— DIRECTIVE —
Can you transcribe every line exactly and leave the pictures behind?

— SUPPLIED MATERIAL —
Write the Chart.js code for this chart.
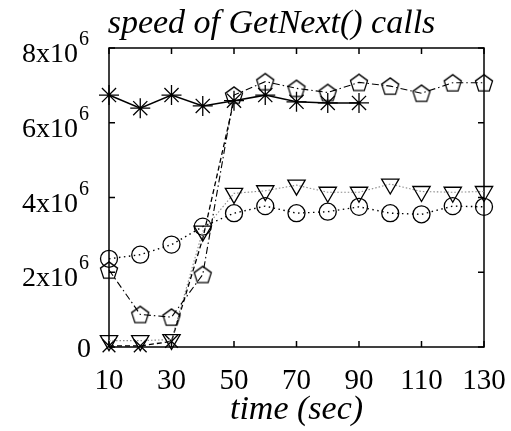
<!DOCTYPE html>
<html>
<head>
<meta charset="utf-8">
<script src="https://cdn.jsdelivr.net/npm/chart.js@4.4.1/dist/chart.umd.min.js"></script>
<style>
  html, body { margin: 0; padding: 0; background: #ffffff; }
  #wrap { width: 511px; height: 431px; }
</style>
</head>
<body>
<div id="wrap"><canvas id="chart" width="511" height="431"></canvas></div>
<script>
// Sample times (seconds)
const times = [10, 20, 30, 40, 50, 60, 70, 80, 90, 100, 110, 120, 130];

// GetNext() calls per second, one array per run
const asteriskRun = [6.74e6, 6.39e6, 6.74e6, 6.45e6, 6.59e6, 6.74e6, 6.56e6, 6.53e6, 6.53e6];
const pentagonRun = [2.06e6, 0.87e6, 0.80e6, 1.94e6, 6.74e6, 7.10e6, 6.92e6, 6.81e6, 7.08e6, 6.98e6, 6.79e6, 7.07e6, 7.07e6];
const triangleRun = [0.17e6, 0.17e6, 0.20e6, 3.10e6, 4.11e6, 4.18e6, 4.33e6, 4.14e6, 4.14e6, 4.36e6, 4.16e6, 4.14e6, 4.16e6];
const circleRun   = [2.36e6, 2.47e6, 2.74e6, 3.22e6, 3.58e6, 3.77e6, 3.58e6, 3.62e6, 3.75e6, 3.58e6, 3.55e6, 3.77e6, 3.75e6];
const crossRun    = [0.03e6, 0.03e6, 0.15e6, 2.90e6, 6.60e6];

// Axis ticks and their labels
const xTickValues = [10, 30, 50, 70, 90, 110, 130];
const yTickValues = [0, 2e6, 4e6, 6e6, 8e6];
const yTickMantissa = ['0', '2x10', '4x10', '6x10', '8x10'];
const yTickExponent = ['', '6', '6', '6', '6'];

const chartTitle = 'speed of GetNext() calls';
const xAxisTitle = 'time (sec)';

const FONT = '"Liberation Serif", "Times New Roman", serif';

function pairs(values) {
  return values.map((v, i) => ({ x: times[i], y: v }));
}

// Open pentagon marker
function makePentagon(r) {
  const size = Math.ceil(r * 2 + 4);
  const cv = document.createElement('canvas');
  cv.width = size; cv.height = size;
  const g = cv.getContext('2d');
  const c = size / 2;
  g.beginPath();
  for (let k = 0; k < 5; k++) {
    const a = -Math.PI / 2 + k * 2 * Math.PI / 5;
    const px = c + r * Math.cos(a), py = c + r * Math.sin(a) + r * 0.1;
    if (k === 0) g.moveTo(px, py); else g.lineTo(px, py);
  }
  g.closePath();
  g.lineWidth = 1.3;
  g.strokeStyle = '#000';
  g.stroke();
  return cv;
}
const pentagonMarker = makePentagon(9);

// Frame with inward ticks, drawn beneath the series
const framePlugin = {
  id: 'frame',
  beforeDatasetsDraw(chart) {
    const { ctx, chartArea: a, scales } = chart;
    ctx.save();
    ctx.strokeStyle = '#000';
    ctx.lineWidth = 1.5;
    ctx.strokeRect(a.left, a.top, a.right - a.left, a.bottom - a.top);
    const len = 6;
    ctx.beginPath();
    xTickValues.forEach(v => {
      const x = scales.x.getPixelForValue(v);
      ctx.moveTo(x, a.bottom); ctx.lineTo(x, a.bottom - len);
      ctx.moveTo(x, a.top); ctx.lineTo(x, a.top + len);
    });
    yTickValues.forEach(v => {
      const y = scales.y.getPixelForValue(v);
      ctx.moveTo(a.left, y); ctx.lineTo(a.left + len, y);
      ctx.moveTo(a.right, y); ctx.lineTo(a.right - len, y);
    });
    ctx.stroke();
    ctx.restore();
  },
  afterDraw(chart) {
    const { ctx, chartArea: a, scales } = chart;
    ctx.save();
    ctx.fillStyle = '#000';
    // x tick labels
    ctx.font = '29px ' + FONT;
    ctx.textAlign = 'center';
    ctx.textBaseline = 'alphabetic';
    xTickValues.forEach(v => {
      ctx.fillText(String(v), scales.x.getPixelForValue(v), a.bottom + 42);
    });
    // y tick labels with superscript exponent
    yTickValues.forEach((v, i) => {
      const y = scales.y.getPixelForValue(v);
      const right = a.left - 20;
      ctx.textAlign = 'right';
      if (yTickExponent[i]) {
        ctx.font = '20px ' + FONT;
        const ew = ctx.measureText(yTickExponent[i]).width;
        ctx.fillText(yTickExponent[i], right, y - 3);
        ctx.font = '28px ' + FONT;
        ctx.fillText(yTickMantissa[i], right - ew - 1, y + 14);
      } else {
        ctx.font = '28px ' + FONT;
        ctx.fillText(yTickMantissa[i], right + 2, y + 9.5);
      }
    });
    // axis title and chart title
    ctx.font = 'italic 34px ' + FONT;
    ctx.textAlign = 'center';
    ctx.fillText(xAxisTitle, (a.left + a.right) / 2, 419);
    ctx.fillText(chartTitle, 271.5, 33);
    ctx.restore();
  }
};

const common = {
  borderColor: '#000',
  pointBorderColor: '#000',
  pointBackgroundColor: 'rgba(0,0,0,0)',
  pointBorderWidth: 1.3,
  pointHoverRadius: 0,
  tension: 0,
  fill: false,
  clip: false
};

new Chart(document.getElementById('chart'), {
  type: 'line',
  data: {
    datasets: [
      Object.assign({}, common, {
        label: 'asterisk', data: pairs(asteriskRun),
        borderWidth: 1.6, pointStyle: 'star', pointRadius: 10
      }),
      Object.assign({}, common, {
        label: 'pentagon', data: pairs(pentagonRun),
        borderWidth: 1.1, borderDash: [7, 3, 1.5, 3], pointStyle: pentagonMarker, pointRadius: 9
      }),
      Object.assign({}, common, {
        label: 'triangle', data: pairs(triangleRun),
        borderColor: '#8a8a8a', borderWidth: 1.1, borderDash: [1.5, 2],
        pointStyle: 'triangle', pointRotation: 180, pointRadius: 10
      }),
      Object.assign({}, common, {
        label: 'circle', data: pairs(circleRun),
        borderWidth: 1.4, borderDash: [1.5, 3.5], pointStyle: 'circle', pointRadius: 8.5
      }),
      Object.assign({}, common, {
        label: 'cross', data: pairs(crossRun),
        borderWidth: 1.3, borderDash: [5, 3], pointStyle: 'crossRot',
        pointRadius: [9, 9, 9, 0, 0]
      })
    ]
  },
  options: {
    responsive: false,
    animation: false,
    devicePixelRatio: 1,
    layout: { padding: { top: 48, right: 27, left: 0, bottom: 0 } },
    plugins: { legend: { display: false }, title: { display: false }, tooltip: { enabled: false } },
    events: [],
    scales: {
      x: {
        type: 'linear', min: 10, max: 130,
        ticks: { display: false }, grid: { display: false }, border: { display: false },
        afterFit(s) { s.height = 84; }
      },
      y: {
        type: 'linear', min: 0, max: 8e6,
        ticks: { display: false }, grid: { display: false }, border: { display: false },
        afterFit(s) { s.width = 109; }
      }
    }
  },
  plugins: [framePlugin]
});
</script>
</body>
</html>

— REPLY —
Write the Chart.js code for this chart.
<!DOCTYPE html>
<html>
<head>
<meta charset="utf-8">
<script src="https://cdn.jsdelivr.net/npm/chart.js@4.4.1/dist/chart.umd.min.js"></script>
<style>
  html, body { margin: 0; padding: 0; background: #ffffff; }
  #wrap { width: 511px; height: 431px; }
</style>
</head>
<body>
<div id="wrap"><canvas id="chart" width="511" height="431"></canvas></div>
<script>
// Sample times (seconds)
const times = [10, 20, 30, 40, 50, 60, 70, 80, 90, 100, 110, 120, 130];

// GetNext() calls per second, one array per run
const asteriskRun = [6.74e6, 6.39e6, 6.74e6, 6.45e6, 6.59e6, 6.74e6, 6.56e6, 6.53e6, 6.53e6];
const pentagonRun = [2.06e6, 0.87e6, 0.80e6, 1.94e6, 6.74e6, 7.10e6, 6.92e6, 6.81e6, 7.08e6, 6.98e6, 6.79e6, 7.07e6, 7.07e6];
const triangleRun = [0.17e6, 0.17e6, 0.20e6, 3.10e6, 4.11e6, 4.18e6, 4.33e6, 4.14e6, 4.14e6, 4.36e6, 4.16e6, 4.14e6, 4.16e6];
const circleRun   = [2.36e6, 2.47e6, 2.74e6, 3.22e6, 3.58e6, 3.77e6, 3.58e6, 3.62e6, 3.75e6, 3.58e6, 3.55e6, 3.77e6, 3.75e6];
const crossRun    = [0.03e6, 0.03e6, 0.15e6, 2.90e6, 6.60e6];

// Axis ticks and their labels
const xTickValues = [10, 30, 50, 70, 90, 110, 130];
const yTickValues = [0, 2e6, 4e6, 6e6, 8e6];
const yTickMantissa = ['0', '2x10', '4x10', '6x10', '8x10'];
const yTickExponent = ['', '6', '6', '6', '6'];

const chartTitle = 'speed of GetNext() calls';
const xAxisTitle = 'time (sec)';

const FONT = '"Liberation Serif", "Times New Roman", serif';

function pairs(values) {
  return values.map((v, i) => ({ x: times[i], y: v }));
}

// Open pentagon marker
function makePentagon(r) {
  const size = Math.ceil(r * 2 + 4);
  const cv = document.createElement('canvas');
  cv.width = size; cv.height = size;
  const g = cv.getContext('2d');
  const c = size / 2;
  g.beginPath();
  for (let k = 0; k < 5; k++) {
    const a = -Math.PI / 2 + k * 2 * Math.PI / 5;
    const px = c + r * Math.cos(a), py = c + r * Math.sin(a) + r * 0.1;
    if (k === 0) g.moveTo(px, py); else g.lineTo(px, py);
  }
  g.closePath();
  g.lineWidth = 1.3;
  g.strokeStyle = '#000';
  g.stroke();
  return cv;
}
const pentagonMarker = makePentagon(9);

// Frame with inward ticks, drawn beneath the series
const framePlugin = {
  id: 'frame',
  beforeDatasetsDraw(chart) {
    const { ctx, chartArea: a, scales } = chart;
    ctx.save();
    ctx.strokeStyle = '#000';
    ctx.lineWidth = 1.5;
    ctx.strokeRect(a.left, a.top, a.right - a.left, a.bottom - a.top);
    const len = 6;
    ctx.beginPath();
    xTickValues.forEach(v => {
      const x = scales.x.getPixelForValue(v);
      ctx.moveTo(x, a.bottom); ctx.lineTo(x, a.bottom - len);
      ctx.moveTo(x, a.top); ctx.lineTo(x, a.top + len);
    });
    yTickValues.forEach(v => {
      const y = scales.y.getPixelForValue(v);
      ctx.moveTo(a.left, y); ctx.lineTo(a.left + len, y);
      ctx.moveTo(a.right, y); ctx.lineTo(a.right - len, y);
    });
    ctx.stroke();
    ctx.restore();
  },
  afterDraw(chart) {
    const { ctx, chartArea: a, scales } = chart;
    ctx.save();
    ctx.fillStyle = '#000';
    // x tick labels
    ctx.font = '29px ' + FONT;
    ctx.textAlign = 'center';
    ctx.textBaseline = 'alphabetic';
    xTickValues.forEach(v => {
      ctx.fillText(String(v), scales.x.getPixelForValue(v), a.bottom + 42);
    });
    // y tick labels with superscript exponent
    yTickValues.forEach((v, i) => {
      const y = scales.y.getPixelForValue(v);
      const right = a.left - 20;
      ctx.textAlign = 'right';
      if (yTickExponent[i]) {
        ctx.font = '20px ' + FONT;
        const ew = ctx.measureText(yTickExponent[i]).width;
        ctx.fillText(yTickExponent[i], right, y - 3);
        ctx.font = '28px ' + FONT;
        ctx.fillText(yTickMantissa[i], right - ew - 1, y + 14);
      } else {
        ctx.font = '28px ' + FONT;
        ctx.fillText(yTickMantissa[i], right + 2, y + 9.5);
      }
    });
    // axis title and chart title
    ctx.font = 'italic 34px ' + FONT;
    ctx.textAlign = 'center';
    ctx.fillText(xAxisTitle, (a.left + a.right) / 2, 419);
    ctx.fillText(chartTitle, 271.5, 33);
    ctx.restore();
  }
};

const common = {
  borderColor: '#000',
  pointBorderColor: '#000',
  pointBackgroundColor: 'rgba(0,0,0,0)',
  pointBorderWidth: 1.3,
  pointHoverRadius: 0,
  tension: 0,
  fill: false,
  clip: false
};

new Chart(document.getElementById('chart'), {
  type: 'line',
  data: {
    datasets: [
      Object.assign({}, common, {
        label: 'asterisk', data: pairs(asteriskRun),
        borderWidth: 1.6, pointStyle: 'star', pointRadius: 10
      }),
      Object.assign({}, common, {
        label: 'pentagon', data: pairs(pentagonRun),
        borderWidth: 1.1, borderDash: [7, 3, 1.5, 3], pointStyle: pentagonMarker, pointRadius: 9
      }),
      Object.assign({}, common, {
        label: 'triangle', data: pairs(triangleRun),
        borderColor: '#8a8a8a', borderWidth: 1.1, borderDash: [1.5, 2],
        pointStyle: 'triangle', pointRotation: 180, pointRadius: 10
      }),
      Object.assign({}, common, {
        label: 'circle', data: pairs(circleRun),
        borderWidth: 1.4, borderDash: [1.5, 3.5], pointStyle: 'circle', pointRadius: 8.5
      }),
      Object.assign({}, common, {
        label: 'cross', data: pairs(crossRun),
        borderWidth: 1.3, borderDash: [5, 3], pointStyle: 'crossRot',
        pointRadius: [9, 9, 9, 0, 0]
      })
    ]
  },
  options: {
    responsive: false,
    animation: false,
    devicePixelRatio: 1,
    layout: { padding: { top: 48, right: 27, left: 0, bottom: 0 } },
    plugins: { legend: { display: false }, title: { display: false }, tooltip: { enabled: false } },
    events: [],
    scales: {
      x: {
        type: 'linear', min: 10, max: 130,
        ticks: { display: false }, grid: { display: false }, border: { display: false },
        afterFit(s) { s.height = 84; }
      },
      y: {
        type: 'linear', min: 0, max: 8e6,
        ticks: { display: false }, grid: { display: false }, border: { display: false },
        afterFit(s) { s.width = 109; }
      }
    }
  },
  plugins: [framePlugin]
});
</script>
</body>
</html>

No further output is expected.